> [DATA SHOWN]
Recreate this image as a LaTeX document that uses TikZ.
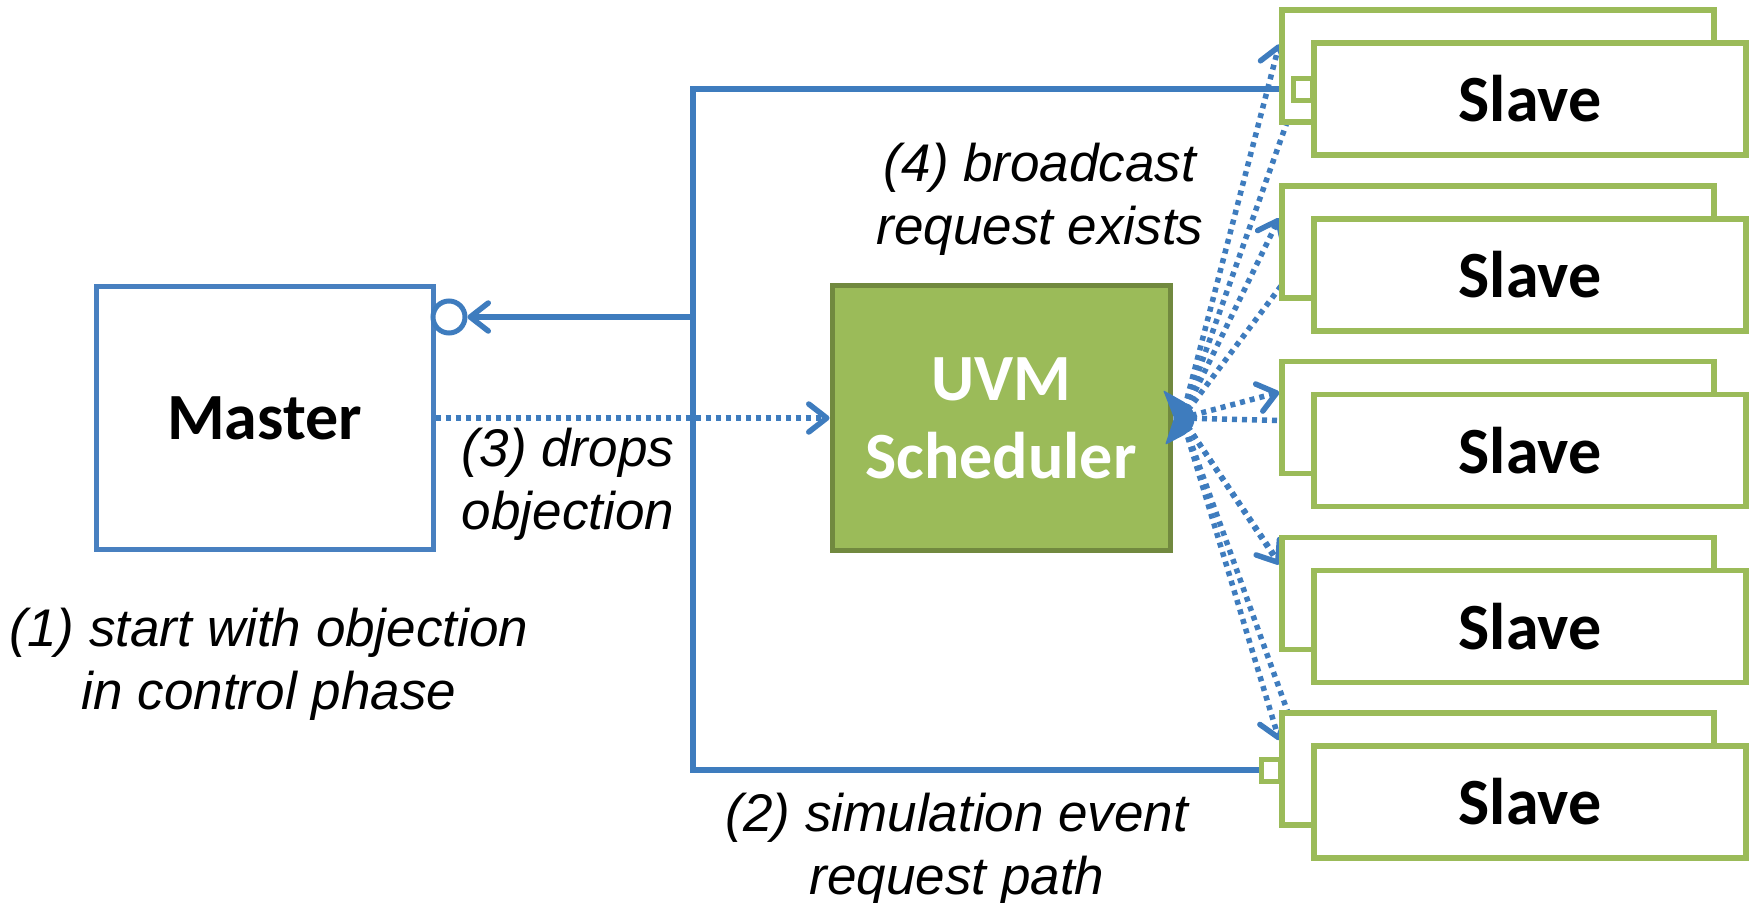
\documentclass[tikz,border=0pt]{standalone}
\usepackage{fontspec}
\newfontfamily\labelfont{Liberation Sans}
\newfontfamily\boxfont{Carlito}
\usetikzlibrary{arrows.meta,calc}
\pgfdeclarelayer{wires}
\pgfsetlayers{wires,main}
\definecolor{linkblue}{RGB}{62,124,190}
\definecolor{masterblue}{RGB}{72,128,192}
\definecolor{slavegreen}{RGB}{155,187,89}
\definecolor{schedfill}{RGB}{155,187,89}
\definecolor{schedborder}{RGB}{113,137,63}
\begin{document}
\begin{tikzpicture}[x=1pt,y=-1pt,
  boxfontstyle/.style={font=\boxfont\bfseries\fontsize{66}{78}\selectfont},
  labelstyle/.style={font=\labelfont\itshape\fontsize{53}{63}\selectfont, align=center, inner sep=0pt},
  masterbox/.style={rectangle, draw=masterblue, line width=5pt, fill=white,
    minimum width=337pt, minimum height=263pt, inner sep=0pt, boxfontstyle},
  schedbox/.style={rectangle, draw=schedborder, line width=5pt, fill=schedfill, text=white,
    minimum width=338pt, minimum height=265pt, inner sep=0pt, align=center, boxfontstyle},
  slavebox/.style={rectangle, draw=slavegreen, line width=5.5pt, fill=white,
    minimum width=432pt, minimum height=112pt, inner sep=0pt, boxfontstyle},
  portbox/.style={rectangle, draw=slavegreen, line width=5pt, fill=white,
    minimum width=19pt, minimum height=22pt, inner sep=0pt},
  portcircle/.style={circle, draw=linkblue, line width=5pt, fill=white,
    minimum size=32pt, inner sep=0pt},
  wire/.style={draw=linkblue, line width=5.5pt},
  dotwire/.style={draw=linkblue, line width=5.5pt, dash pattern=on 5pt off 5pt},
  openarrow/.style={-{Straight Barb[length=18pt, width=28pt, line width=5.5pt, round]}}
]
\useasboundingbox (0,0) rectangle (1752,902);
\begin{pgfonlayer}{wires}
  \fill[white] (0,0) rectangle (1752,902);
\end{pgfonlayer}

% master and scheduler
\node[masterbox] (master) at (264.5,418) {Master};
\node[portcircle] (circ) at (449,317) {};
\node[schedbox] (sched) at (1001,418) {UVM\\Scheduler};

% stacked slave boxes
\foreach \i/\t in {1/10,2/185.75,3/361.5,4/537.25,5/713}{
  \node[slavebox] (back\i) at (1498,\t+56) {};
  \node[slavebox] (front\i) at (1530,\t+89) {Slave};
}
\node[portbox] (port1) at (1303,89) {};
\node[portbox] (port5) at (1271,770) {};

% labels
\node[labelstyle] (lab4) at (1040,199) {(4) broadcast\\request exists};
\node[labelstyle] (lab3) at (568,484) {(3) drops\\objection};
\node[labelstyle] (lab1) at (269,664) {(1) start with objection\\in control phase};
\node[labelstyle] (lab2) at (957,849) {(2) simulation event\\request path};

% connectors
\coordinate (jt) at (693,89);
\coordinate (jm) at (693,317);
\coordinate (jb) at (693,770);
\coordinate (fan) at (1182,418);
\begin{pgfonlayer}{wires}
  \draw[wire, line join=miter] (port1.west) -- (jt) -- (jb) -- (port5.west);
  \draw[wire, openarrow] (jm) -- (circ.east);
  \draw[dotwire, openarrow] (master.east) -- (sched.west);
  \foreach \i/\a/\px/\py in {1/37/18/86, 2/35/16/84, 3/33.5/8/62, 4/30/8/40, 5/30/14/17}{
    \draw[dotwire, openarrow] (fan) -- ($(back\i.north west)+(0,\a)$);
    \draw[dotwire] (fan) -- ($(back\i.north west)+(\px,\py)$);
  }
\end{pgfonlayer}
% joined tails of the broadcast lines
\fill[linkblue, rounded corners=2pt] (1163,390) -- (1186,403) -- (1194,412) -- (1194,425)
  -- (1186,434) -- (1165,445) -- (1174,418) -- cycle;
\end{tikzpicture}
\end{document}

> [EXERCISE GOAL] Copy out all the data without changing anything, and drop the pictures.

> [CORRECT OUTPUT]
Recreate this image as a LaTeX document that uses TikZ.
\documentclass[tikz,border=0pt]{standalone}
\usepackage{fontspec}
\newfontfamily\labelfont{Liberation Sans}
\newfontfamily\boxfont{Carlito}
\usetikzlibrary{arrows.meta,calc}
\pgfdeclarelayer{wires}
\pgfsetlayers{wires,main}
\definecolor{linkblue}{RGB}{62,124,190}
\definecolor{masterblue}{RGB}{72,128,192}
\definecolor{slavegreen}{RGB}{155,187,89}
\definecolor{schedfill}{RGB}{155,187,89}
\definecolor{schedborder}{RGB}{113,137,63}
\begin{document}
\begin{tikzpicture}[x=1pt,y=-1pt,
  boxfontstyle/.style={font=\boxfont\bfseries\fontsize{66}{78}\selectfont},
  labelstyle/.style={font=\labelfont\itshape\fontsize{53}{63}\selectfont, align=center, inner sep=0pt},
  masterbox/.style={rectangle, draw=masterblue, line width=5pt, fill=white,
    minimum width=337pt, minimum height=263pt, inner sep=0pt, boxfontstyle},
  schedbox/.style={rectangle, draw=schedborder, line width=5pt, fill=schedfill, text=white,
    minimum width=338pt, minimum height=265pt, inner sep=0pt, align=center, boxfontstyle},
  slavebox/.style={rectangle, draw=slavegreen, line width=5.5pt, fill=white,
    minimum width=432pt, minimum height=112pt, inner sep=0pt, boxfontstyle},
  portbox/.style={rectangle, draw=slavegreen, line width=5pt, fill=white,
    minimum width=19pt, minimum height=22pt, inner sep=0pt},
  portcircle/.style={circle, draw=linkblue, line width=5pt, fill=white,
    minimum size=32pt, inner sep=0pt},
  wire/.style={draw=linkblue, line width=5.5pt},
  dotwire/.style={draw=linkblue, line width=5.5pt, dash pattern=on 5pt off 5pt},
  openarrow/.style={-{Straight Barb[length=18pt, width=28pt, line width=5.5pt, round]}}
]
\useasboundingbox (0,0) rectangle (1752,902);
\begin{pgfonlayer}{wires}
  \fill[white] (0,0) rectangle (1752,902);
\end{pgfonlayer}

% master and scheduler
\node[masterbox] (master) at (264.5,418) {Master};
\node[portcircle] (circ) at (449,317) {};
\node[schedbox] (sched) at (1001,418) {UVM\\Scheduler};

% stacked slave boxes
\foreach \i/\t in {1/10,2/185.75,3/361.5,4/537.25,5/713}{
  \node[slavebox] (back\i) at (1498,\t+56) {};
  \node[slavebox] (front\i) at (1530,\t+89) {Slave};
}
\node[portbox] (port1) at (1303,89) {};
\node[portbox] (port5) at (1271,770) {};

% labels
\node[labelstyle] (lab4) at (1040,199) {(4) broadcast\\request exists};
\node[labelstyle] (lab3) at (568,484) {(3) drops\\objection};
\node[labelstyle] (lab1) at (269,664) {(1) start with objection\\in control phase};
\node[labelstyle] (lab2) at (957,849) {(2) simulation event\\request path};

% connectors
\coordinate (jt) at (693,89);
\coordinate (jm) at (693,317);
\coordinate (jb) at (693,770);
\coordinate (fan) at (1182,418);
\begin{pgfonlayer}{wires}
  \draw[wire, line join=miter] (port1.west) -- (jt) -- (jb) -- (port5.west);
  \draw[wire, openarrow] (jm) -- (circ.east);
  \draw[dotwire, openarrow] (master.east) -- (sched.west);
  \foreach \i/\a/\px/\py in {1/37/18/86, 2/35/16/84, 3/33.5/8/62, 4/30/8/40, 5/30/14/17}{
    \draw[dotwire, openarrow] (fan) -- ($(back\i.north west)+(0,\a)$);
    \draw[dotwire] (fan) -- ($(back\i.north west)+(\px,\py)$);
  }
\end{pgfonlayer}
% joined tails of the broadcast lines
\fill[linkblue, rounded corners=2pt] (1163,390) -- (1186,403) -- (1194,412) -- (1194,425)
  -- (1186,434) -- (1165,445) -- (1174,418) -- cycle;
\end{tikzpicture}
\end{document}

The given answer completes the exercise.